____ SUPPLIED MATERIAL
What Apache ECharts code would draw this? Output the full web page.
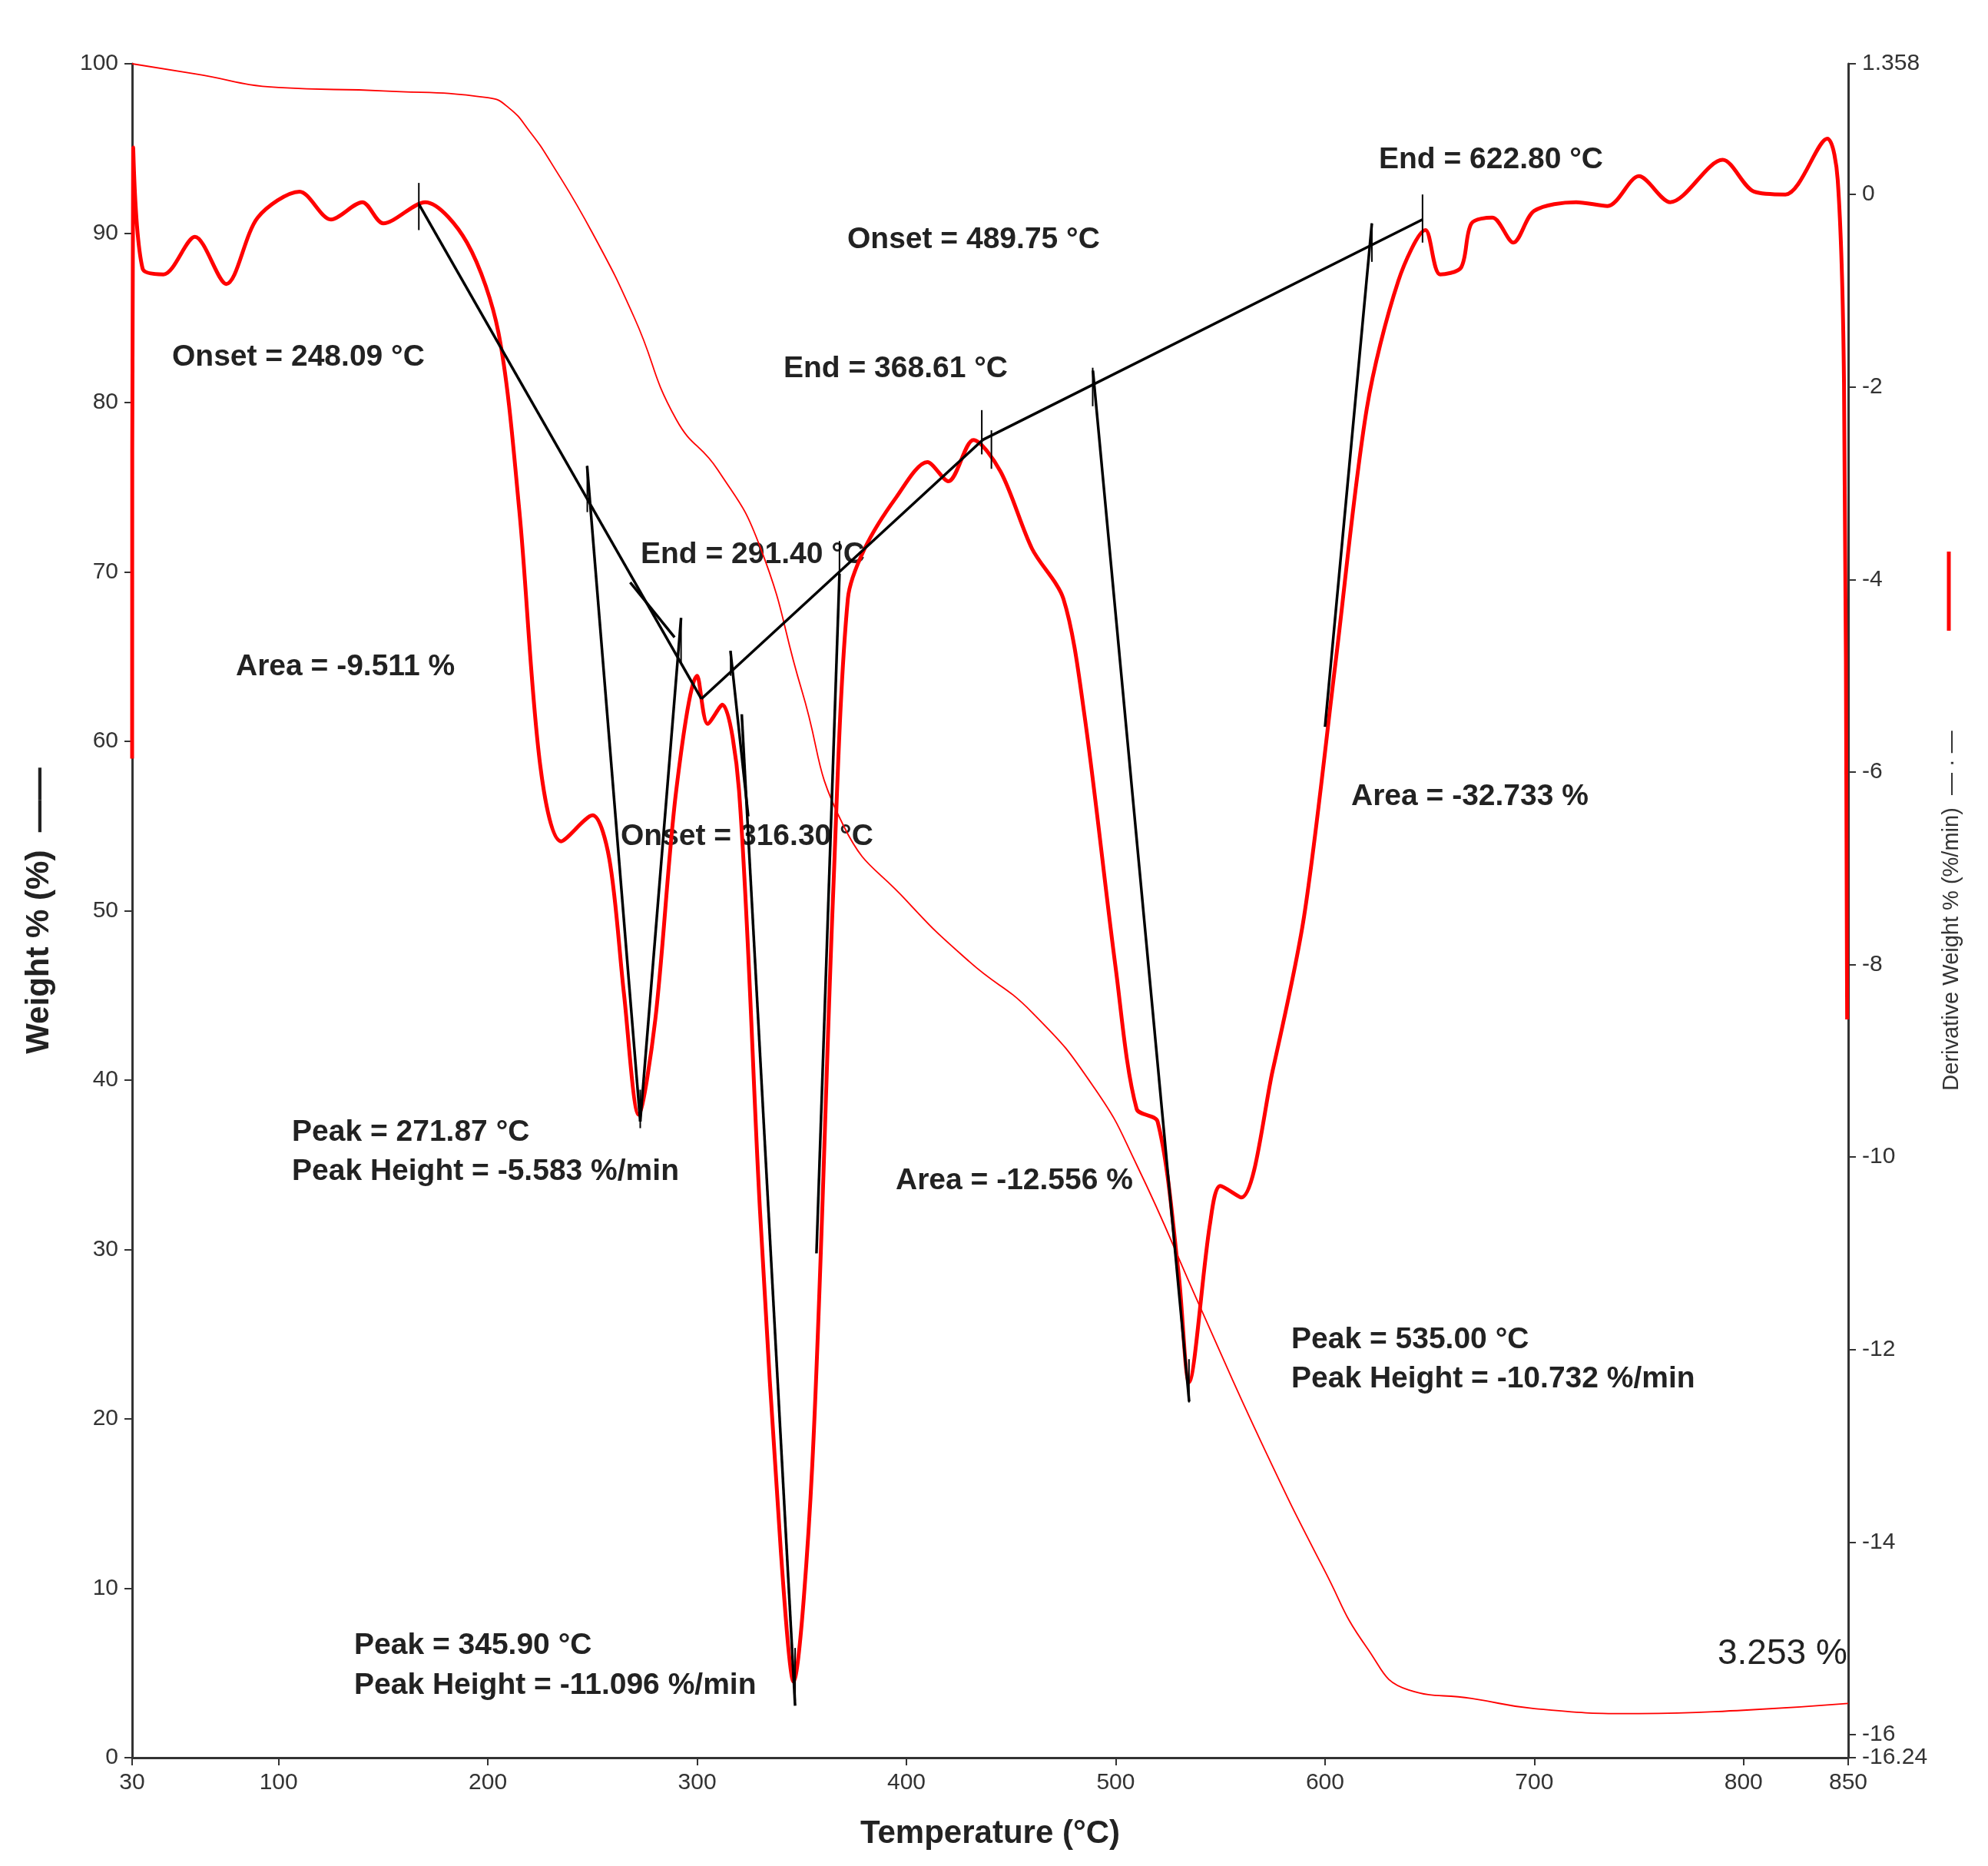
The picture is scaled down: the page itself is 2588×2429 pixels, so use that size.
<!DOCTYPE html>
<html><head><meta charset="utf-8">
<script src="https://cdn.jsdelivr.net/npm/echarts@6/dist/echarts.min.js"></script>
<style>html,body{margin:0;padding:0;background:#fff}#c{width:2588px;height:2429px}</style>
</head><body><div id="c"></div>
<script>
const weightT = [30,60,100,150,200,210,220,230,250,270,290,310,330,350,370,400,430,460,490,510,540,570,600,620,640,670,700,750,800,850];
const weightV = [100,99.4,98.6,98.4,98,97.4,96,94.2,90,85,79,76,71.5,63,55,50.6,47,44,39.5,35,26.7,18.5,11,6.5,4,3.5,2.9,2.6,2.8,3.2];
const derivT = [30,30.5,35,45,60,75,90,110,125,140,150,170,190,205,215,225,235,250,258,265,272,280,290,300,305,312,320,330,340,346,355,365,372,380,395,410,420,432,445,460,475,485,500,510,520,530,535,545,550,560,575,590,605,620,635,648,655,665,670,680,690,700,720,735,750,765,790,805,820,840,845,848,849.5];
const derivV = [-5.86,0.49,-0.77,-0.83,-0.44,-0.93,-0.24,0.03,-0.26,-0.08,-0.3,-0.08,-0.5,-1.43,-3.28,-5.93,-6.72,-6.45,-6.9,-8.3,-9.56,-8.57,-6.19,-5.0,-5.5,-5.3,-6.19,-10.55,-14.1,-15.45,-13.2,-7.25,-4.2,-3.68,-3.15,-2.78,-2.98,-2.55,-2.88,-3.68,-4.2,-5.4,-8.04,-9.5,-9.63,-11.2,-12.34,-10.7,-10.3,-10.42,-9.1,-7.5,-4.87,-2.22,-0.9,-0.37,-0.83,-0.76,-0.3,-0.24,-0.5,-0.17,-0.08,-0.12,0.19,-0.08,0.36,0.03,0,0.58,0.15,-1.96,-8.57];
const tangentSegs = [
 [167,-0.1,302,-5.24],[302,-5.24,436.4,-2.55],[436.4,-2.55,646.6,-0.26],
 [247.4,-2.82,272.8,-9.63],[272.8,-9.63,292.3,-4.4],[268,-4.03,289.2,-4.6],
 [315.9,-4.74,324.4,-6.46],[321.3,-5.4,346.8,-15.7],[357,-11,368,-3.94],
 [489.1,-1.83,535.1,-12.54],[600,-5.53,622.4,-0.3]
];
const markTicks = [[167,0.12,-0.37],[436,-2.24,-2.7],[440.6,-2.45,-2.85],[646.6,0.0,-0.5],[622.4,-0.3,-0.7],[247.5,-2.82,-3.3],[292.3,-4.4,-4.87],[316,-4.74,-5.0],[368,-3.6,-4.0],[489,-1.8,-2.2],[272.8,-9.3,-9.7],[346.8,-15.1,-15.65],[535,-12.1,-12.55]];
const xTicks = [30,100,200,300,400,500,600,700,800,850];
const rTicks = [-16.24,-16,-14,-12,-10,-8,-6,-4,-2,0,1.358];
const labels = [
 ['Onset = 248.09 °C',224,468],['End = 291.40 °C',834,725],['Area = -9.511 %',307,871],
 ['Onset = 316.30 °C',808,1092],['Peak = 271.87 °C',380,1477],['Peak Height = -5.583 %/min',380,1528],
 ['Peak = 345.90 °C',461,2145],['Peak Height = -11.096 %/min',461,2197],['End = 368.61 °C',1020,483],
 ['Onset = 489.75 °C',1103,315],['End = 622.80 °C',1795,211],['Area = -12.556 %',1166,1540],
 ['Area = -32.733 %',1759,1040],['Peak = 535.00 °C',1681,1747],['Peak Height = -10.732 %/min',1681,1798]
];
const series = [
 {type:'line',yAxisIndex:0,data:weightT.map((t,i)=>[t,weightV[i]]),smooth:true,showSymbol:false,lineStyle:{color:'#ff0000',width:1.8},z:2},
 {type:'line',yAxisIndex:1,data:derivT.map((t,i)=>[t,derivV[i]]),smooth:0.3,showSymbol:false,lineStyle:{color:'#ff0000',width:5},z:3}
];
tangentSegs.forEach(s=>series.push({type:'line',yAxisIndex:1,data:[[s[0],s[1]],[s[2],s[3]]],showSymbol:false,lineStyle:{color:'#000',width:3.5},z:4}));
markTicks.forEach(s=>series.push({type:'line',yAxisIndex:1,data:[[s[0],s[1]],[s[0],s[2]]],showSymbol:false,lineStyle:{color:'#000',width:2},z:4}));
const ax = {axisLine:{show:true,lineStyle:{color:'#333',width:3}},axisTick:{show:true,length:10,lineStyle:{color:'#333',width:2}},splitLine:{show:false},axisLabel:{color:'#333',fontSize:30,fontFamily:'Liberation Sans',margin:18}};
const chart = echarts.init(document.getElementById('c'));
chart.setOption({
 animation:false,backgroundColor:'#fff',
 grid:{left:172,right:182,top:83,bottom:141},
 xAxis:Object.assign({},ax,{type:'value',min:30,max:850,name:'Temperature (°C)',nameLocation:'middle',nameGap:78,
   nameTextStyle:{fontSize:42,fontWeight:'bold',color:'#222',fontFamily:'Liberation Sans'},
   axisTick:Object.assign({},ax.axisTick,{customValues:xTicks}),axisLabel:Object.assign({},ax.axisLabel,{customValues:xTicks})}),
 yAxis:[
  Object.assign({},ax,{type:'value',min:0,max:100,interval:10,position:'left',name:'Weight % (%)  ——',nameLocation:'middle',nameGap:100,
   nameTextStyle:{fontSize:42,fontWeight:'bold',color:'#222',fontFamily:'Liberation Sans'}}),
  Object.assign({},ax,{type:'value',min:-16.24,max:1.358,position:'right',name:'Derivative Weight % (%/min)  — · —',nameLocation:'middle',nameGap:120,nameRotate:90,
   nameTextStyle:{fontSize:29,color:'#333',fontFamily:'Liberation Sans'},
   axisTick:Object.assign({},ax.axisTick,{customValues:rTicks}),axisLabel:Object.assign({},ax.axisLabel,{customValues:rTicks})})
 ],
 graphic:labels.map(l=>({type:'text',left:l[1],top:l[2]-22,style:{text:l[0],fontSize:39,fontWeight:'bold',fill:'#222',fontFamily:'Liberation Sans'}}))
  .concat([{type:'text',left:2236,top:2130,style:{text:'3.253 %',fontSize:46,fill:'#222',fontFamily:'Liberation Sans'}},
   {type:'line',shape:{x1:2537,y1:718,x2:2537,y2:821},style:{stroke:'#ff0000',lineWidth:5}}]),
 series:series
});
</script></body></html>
________
STATED GOAL: Return the listing above in full and without alteration, excluding its pictures.

REPLY TO THE TASK:
What Apache ECharts code would draw this? Output the full web page.
The picture is scaled down: the page itself is 2588×2429 pixels, so use that size.
<!DOCTYPE html>
<html><head><meta charset="utf-8">
<script src="https://cdn.jsdelivr.net/npm/echarts@6/dist/echarts.min.js"></script>
<style>html,body{margin:0;padding:0;background:#fff}#c{width:2588px;height:2429px}</style>
</head><body><div id="c"></div>
<script>
const weightT = [30,60,100,150,200,210,220,230,250,270,290,310,330,350,370,400,430,460,490,510,540,570,600,620,640,670,700,750,800,850];
const weightV = [100,99.4,98.6,98.4,98,97.4,96,94.2,90,85,79,76,71.5,63,55,50.6,47,44,39.5,35,26.7,18.5,11,6.5,4,3.5,2.9,2.6,2.8,3.2];
const derivT = [30,30.5,35,45,60,75,90,110,125,140,150,170,190,205,215,225,235,250,258,265,272,280,290,300,305,312,320,330,340,346,355,365,372,380,395,410,420,432,445,460,475,485,500,510,520,530,535,545,550,560,575,590,605,620,635,648,655,665,670,680,690,700,720,735,750,765,790,805,820,840,845,848,849.5];
const derivV = [-5.86,0.49,-0.77,-0.83,-0.44,-0.93,-0.24,0.03,-0.26,-0.08,-0.3,-0.08,-0.5,-1.43,-3.28,-5.93,-6.72,-6.45,-6.9,-8.3,-9.56,-8.57,-6.19,-5.0,-5.5,-5.3,-6.19,-10.55,-14.1,-15.45,-13.2,-7.25,-4.2,-3.68,-3.15,-2.78,-2.98,-2.55,-2.88,-3.68,-4.2,-5.4,-8.04,-9.5,-9.63,-11.2,-12.34,-10.7,-10.3,-10.42,-9.1,-7.5,-4.87,-2.22,-0.9,-0.37,-0.83,-0.76,-0.3,-0.24,-0.5,-0.17,-0.08,-0.12,0.19,-0.08,0.36,0.03,0,0.58,0.15,-1.96,-8.57];
const tangentSegs = [
 [167,-0.1,302,-5.24],[302,-5.24,436.4,-2.55],[436.4,-2.55,646.6,-0.26],
 [247.4,-2.82,272.8,-9.63],[272.8,-9.63,292.3,-4.4],[268,-4.03,289.2,-4.6],
 [315.9,-4.74,324.4,-6.46],[321.3,-5.4,346.8,-15.7],[357,-11,368,-3.94],
 [489.1,-1.83,535.1,-12.54],[600,-5.53,622.4,-0.3]
];
const markTicks = [[167,0.12,-0.37],[436,-2.24,-2.7],[440.6,-2.45,-2.85],[646.6,0.0,-0.5],[622.4,-0.3,-0.7],[247.5,-2.82,-3.3],[292.3,-4.4,-4.87],[316,-4.74,-5.0],[368,-3.6,-4.0],[489,-1.8,-2.2],[272.8,-9.3,-9.7],[346.8,-15.1,-15.65],[535,-12.1,-12.55]];
const xTicks = [30,100,200,300,400,500,600,700,800,850];
const rTicks = [-16.24,-16,-14,-12,-10,-8,-6,-4,-2,0,1.358];
const labels = [
 ['Onset = 248.09 °C',224,468],['End = 291.40 °C',834,725],['Area = -9.511 %',307,871],
 ['Onset = 316.30 °C',808,1092],['Peak = 271.87 °C',380,1477],['Peak Height = -5.583 %/min',380,1528],
 ['Peak = 345.90 °C',461,2145],['Peak Height = -11.096 %/min',461,2197],['End = 368.61 °C',1020,483],
 ['Onset = 489.75 °C',1103,315],['End = 622.80 °C',1795,211],['Area = -12.556 %',1166,1540],
 ['Area = -32.733 %',1759,1040],['Peak = 535.00 °C',1681,1747],['Peak Height = -10.732 %/min',1681,1798]
];
const series = [
 {type:'line',yAxisIndex:0,data:weightT.map((t,i)=>[t,weightV[i]]),smooth:true,showSymbol:false,lineStyle:{color:'#ff0000',width:1.8},z:2},
 {type:'line',yAxisIndex:1,data:derivT.map((t,i)=>[t,derivV[i]]),smooth:0.3,showSymbol:false,lineStyle:{color:'#ff0000',width:5},z:3}
];
tangentSegs.forEach(s=>series.push({type:'line',yAxisIndex:1,data:[[s[0],s[1]],[s[2],s[3]]],showSymbol:false,lineStyle:{color:'#000',width:3.5},z:4}));
markTicks.forEach(s=>series.push({type:'line',yAxisIndex:1,data:[[s[0],s[1]],[s[0],s[2]]],showSymbol:false,lineStyle:{color:'#000',width:2},z:4}));
const ax = {axisLine:{show:true,lineStyle:{color:'#333',width:3}},axisTick:{show:true,length:10,lineStyle:{color:'#333',width:2}},splitLine:{show:false},axisLabel:{color:'#333',fontSize:30,fontFamily:'Liberation Sans',margin:18}};
const chart = echarts.init(document.getElementById('c'));
chart.setOption({
 animation:false,backgroundColor:'#fff',
 grid:{left:172,right:182,top:83,bottom:141},
 xAxis:Object.assign({},ax,{type:'value',min:30,max:850,name:'Temperature (°C)',nameLocation:'middle',nameGap:78,
   nameTextStyle:{fontSize:42,fontWeight:'bold',color:'#222',fontFamily:'Liberation Sans'},
   axisTick:Object.assign({},ax.axisTick,{customValues:xTicks}),axisLabel:Object.assign({},ax.axisLabel,{customValues:xTicks})}),
 yAxis:[
  Object.assign({},ax,{type:'value',min:0,max:100,interval:10,position:'left',name:'Weight % (%)  ——',nameLocation:'middle',nameGap:100,
   nameTextStyle:{fontSize:42,fontWeight:'bold',color:'#222',fontFamily:'Liberation Sans'}}),
  Object.assign({},ax,{type:'value',min:-16.24,max:1.358,position:'right',name:'Derivative Weight % (%/min)  — · —',nameLocation:'middle',nameGap:120,nameRotate:90,
   nameTextStyle:{fontSize:29,color:'#333',fontFamily:'Liberation Sans'},
   axisTick:Object.assign({},ax.axisTick,{customValues:rTicks}),axisLabel:Object.assign({},ax.axisLabel,{customValues:rTicks})})
 ],
 graphic:labels.map(l=>({type:'text',left:l[1],top:l[2]-22,style:{text:l[0],fontSize:39,fontWeight:'bold',fill:'#222',fontFamily:'Liberation Sans'}}))
  .concat([{type:'text',left:2236,top:2130,style:{text:'3.253 %',fontSize:46,fill:'#222',fontFamily:'Liberation Sans'}},
   {type:'line',shape:{x1:2537,y1:718,x2:2537,y2:821},style:{stroke:'#ff0000',lineWidth:5}}]),
 series:series
});
</script></body></html>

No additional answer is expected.